The items you choose must be carefully edited by you, with extraneous or confusing material deleted or explained.  This means, among other things, that you will give very careful consideration to the order in which your items appear. Sometimes the obvious order makes sense -- statute, regulation, case, article; or old case, old article, new case -- but sometimes it does not.  Be prepared to defend the order you choose.  Better yet, have your readings flow so smoothly that the reader is unconscious of the enormous time you spent to achieve that result.

You will also have to read and re‑read the selections.  Include the material you plan to talk about, and any necessary background information.  Only rarely will that mean you include every word of the original.  If, for example, a law review article or another judicial opinion discusses a major case, choose one - the major case itself or the synopsis - not both.
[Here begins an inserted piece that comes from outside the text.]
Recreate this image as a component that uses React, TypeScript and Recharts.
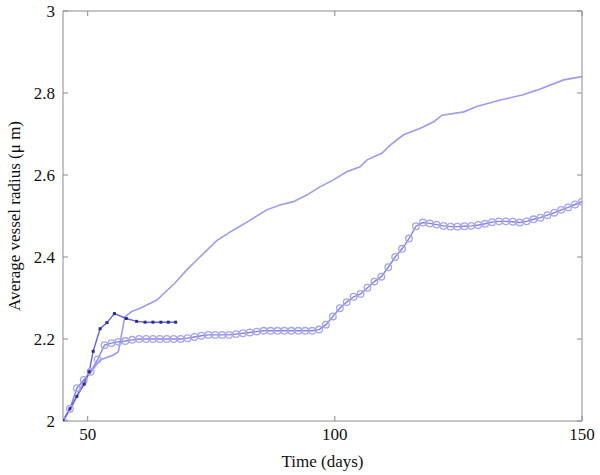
import { LineChart, Line, XAxis, YAxis } from 'recharts';

// time (days) / mean radius (µm)
const plainT = [45, 47, 48.5, 50, 52.5, 55.2, 56.2, 57.5, 58.9, 60.6, 64, 67.6, 70, 72.7, 76.1, 79.5, 82.9, 86.2, 88.9, 91.6, 94.3, 97, 99.7, 102.4, 105.1, 106.5, 109.5, 111.2, 113.9, 117.3, 120, 121.7, 126.1, 128.7, 133.5, 137.9, 140.9, 146.3, 150];
const plainR = [2.0, 2.04, 2.08, 2.11, 2.149, 2.161, 2.169, 2.254, 2.267, 2.275, 2.295, 2.336, 2.368, 2.4, 2.44, 2.466, 2.49, 2.515, 2.527, 2.535, 2.551, 2.571, 2.588, 2.608, 2.62, 2.637, 2.653, 2.673, 2.698, 2.714, 2.73, 2.746, 2.754, 2.767, 2.783, 2.795, 2.807, 2.832, 2.84];

const circleT = [45, 46.4, 47.8, 49.2, 50.6, 52, 53.4, 54.8, 56.2, 57.6, 59, 60.4, 61.8, 63.2, 64.6, 66, 67.4, 68.8, 70.2, 71.6, 73, 74.4, 75.8, 77.2, 78.6, 80, 81.4, 82.8, 84.2, 85.6, 87, 88.4, 89.8, 91.2, 92.6, 94, 95.4, 96.8, 98.2, 99.6, 101, 102.4, 103.8, 105.2, 106.6, 108, 109.4, 110.8, 112.2, 113.6, 115, 116.4, 117.8, 119.2, 120.6, 122, 123.4, 124.8, 126.2, 127.6, 129, 130.4, 131.8, 133.2, 134.6, 136, 137.4, 138.8, 140.2, 141.6, 143, 144.4, 145.8, 147.2, 148.6, 150];
const circleR = [2.0, 2.03, 2.08, 2.1, 2.12, 2.15, 2.185, 2.19, 2.193, 2.195, 2.198, 2.2, 2.2, 2.2, 2.2, 2.2, 2.2, 2.2, 2.202, 2.205, 2.208, 2.21, 2.21, 2.21, 2.21, 2.212, 2.214, 2.216, 2.218, 2.22, 2.22, 2.22, 2.22, 2.22, 2.22, 2.22, 2.22, 2.223, 2.235, 2.255, 2.275, 2.29, 2.303, 2.31, 2.325, 2.34, 2.352, 2.375, 2.4, 2.42, 2.445, 2.475, 2.484, 2.482, 2.479, 2.476, 2.474, 2.474, 2.475, 2.476, 2.478, 2.481, 2.485, 2.487, 2.487, 2.486, 2.484, 2.487, 2.492, 2.496, 2.502, 2.508, 2.515, 2.521, 2.528, 2.535];

const squareT = [45, 46.4, 47.8, 49.3, 50.3, 51.1, 52.5, 53.9, 55.4, 57.8, 59.9, 61.6, 63.2, 64.8, 66.3, 67.8];
const squareR = [2.0, 2.03, 2.06, 2.09, 2.12, 2.17, 2.225, 2.24, 2.262, 2.25, 2.243, 2.241, 2.241, 2.241, 2.241, 2.241];

const xTicks = [50, 100, 150];
const yTicks = [2, 2.2, 2.4, 2.6, 2.8, 3];

const toRows = (t: number[], r: number[]) => t.map((x, i) => ({ t: x, r: r[i] }));

const plainData = toRows(plainT, plainR);
const circleData = toRows(circleT, circleR);
const squareData = toRows(squareT, squareR);

const serif = '"Liberation Serif", "Times New Roman", serif';
const axisGrey = '#8c8c8c';
const font = { fontFamily: serif, fontSize: 17, fill: '#111' };

const SquareDot = (props: any) => {
  const { cx, cy, key } = props;
  if (cx == null || cy == null) return <g key={key} />;
  return <rect key={key} x={cx - 1.5} y={cy - 1.5} width={3} height={3} fill="#2c2c8c" />;
};

export default function App() {
  return (
    <div style={{ position: 'absolute', left: 0, top: 0, background: '#fff', fontFamily: serif }}>
      <LineChart width={600} height={475} margin={{ top: 10, right: 17, left: 0, bottom: 20 }}>
        <XAxis
          xAxisId="b"
          dataKey="t"
          type="number"
          domain={[45, 150]}
          ticks={xTicks}
          allowDataOverflow
          height={34}
          stroke={axisGrey}
          tickSize={-5}
          tickMargin={12}
          tick={font}
          label={{ value: 'Time (days)', position: 'insideBottom', offset: -12, style: { ...font, textAnchor: 'middle' } }}
        />
        <XAxis
          xAxisId="t"
          orientation="top"
          dataKey="t"
          type="number"
          domain={[45, 150]}
          ticks={xTicks}
          allowDataOverflow
          height={1}
          stroke={axisGrey}
          tickSize={-5}
          tickFormatter={() => ''}
        />
        <YAxis
          yAxisId="l"
          type="number"
          domain={[2, 3]}
          ticks={yTicks}
          allowDataOverflow
          width={63}
          stroke={axisGrey}
          tickSize={-5}
          tickMargin={13}
          tick={font}
          label={{ value: 'Average vessel radius (\u03bc m)', angle: -90, position: 'insideLeft', offset: 14, style: { ...font, textAnchor: 'middle' } }}
        />
        <YAxis
          yAxisId="r"
          orientation="right"
          type="number"
          domain={[2, 3]}
          ticks={yTicks}
          allowDataOverflow
          width={1}
          stroke={axisGrey}
          tickSize={-5}
          tickFormatter={() => ''}
        />
        {/* hidden copy so the top/right box axes get drawn */}
        <Line
          xAxisId="t"
          yAxisId="r"
          data={plainData}
          dataKey="r"
          stroke="none"
          dot={false}
          activeDot={false}
          isAnimationActive={false}
        />
        <Line
          xAxisId="b"
          yAxisId="l"
          data={plainData}
          dataKey="r"
          type="linear"
          stroke="#9c9cef"
          strokeWidth={1.6}
          dot={false}
          isAnimationActive={false}
        />
        <Line
          xAxisId="b"
          yAxisId="l"
          data={circleData}
          dataKey="r"
          type="linear"
          stroke="#8282e6"
          strokeWidth={1.4}
          dot={{ r: 3.3, stroke: '#a4a4f0', strokeWidth: 1.3, fill: 'none' }}
          isAnimationActive={false}
        />
        <Line
          xAxisId="b"
          yAxisId="l"
          data={squareData}
          dataKey="r"
          type="linear"
          stroke="#6464da"
          strokeWidth={1.4}
          dot={<SquareDot />}
          isAnimationActive={false}
        />
      </LineChart>
    </div>
  );
}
If an article has a long dissertation on a tangentially relevant matter, leave it out, or, if you really need it to illuminate other parts of the article, summarize it.  And so on.   You will also provide cross‑references using page numbers to aid the busy reader.  Think. Read. Think Again.  Read Again.

I expect you to take the time to put your readings into useful shape.  Clients, supervising attorneys, judges, venture capitalists and legislative committees expect you to present your work in a way that shows respect for them and their busy schedules, and takes due account of their possible lack of interest or intelligence.  So do I.  (But as to the audience's lacks, please promise right now NEVER to acknowledge them by saying "I know this is boring" or "I know this is very complicated."  Instead make it your business to MAKE it interesting and MAKE it understandable.)  

Proposed Questions

By the deadline for your final packet, you must also separately e-mail me 2 or 3 proposed questions you would like the class to answer for their weekly comment on your packet.  (Often your questions will include page cross-references, so even if you write the content in advance, you may not be ready to send them to me until your final pagination is known.)  I will, needless to say, edit your questions before assigning them to the class, sometimes substituting my own, but more often revising yours.


       You will be asked to critique the readings of one student and the talk of another.  Your comments will be relayed to the person you criticize.  I will assign the dates of the critiques, but you can swap among yourselves, as long as you tell me beforehand.
       Your critique should identify three "roses" and three "thorns" in the other students' work.  Try to vary the level of focus, concentrating on the forest as well as the trees.  We will discuss this (and perhaps dispense with botanical analogies) in greater detail in class.
       Your comments should be substantive:  this is your chance to demonstrate the kind of feedback you wish(ed) to receive at school and work. 

           1.  Weekly Comment ‑ initial comment e‑mailed/posted by Monday [time to be decided democratically];  comment^2 emailed by noon before class. 
        Frequency: every week, except for the first week, and the week you opt to state that you are taking your one-time exemption.
        Recipients: advpatseminar05.
           2.  Topic and Date Selection ‑
10/19 by 5 pm.

           3.  Your Packet
                  A.  Draft for my review ‑ week X-3, Tuesday at noon.
                  B.  Final for posting - week X-1, noon Thursday.

            4.  Proposed Questions on your Readings:  same time as your final packet.

            5.  Critique of someone else's readings or someone else's talk:  by noon the week of or after the talk, respectively.
            Readings:  me only.  I forward it to the speaker after the talk.
            Talks: both me and the speaker.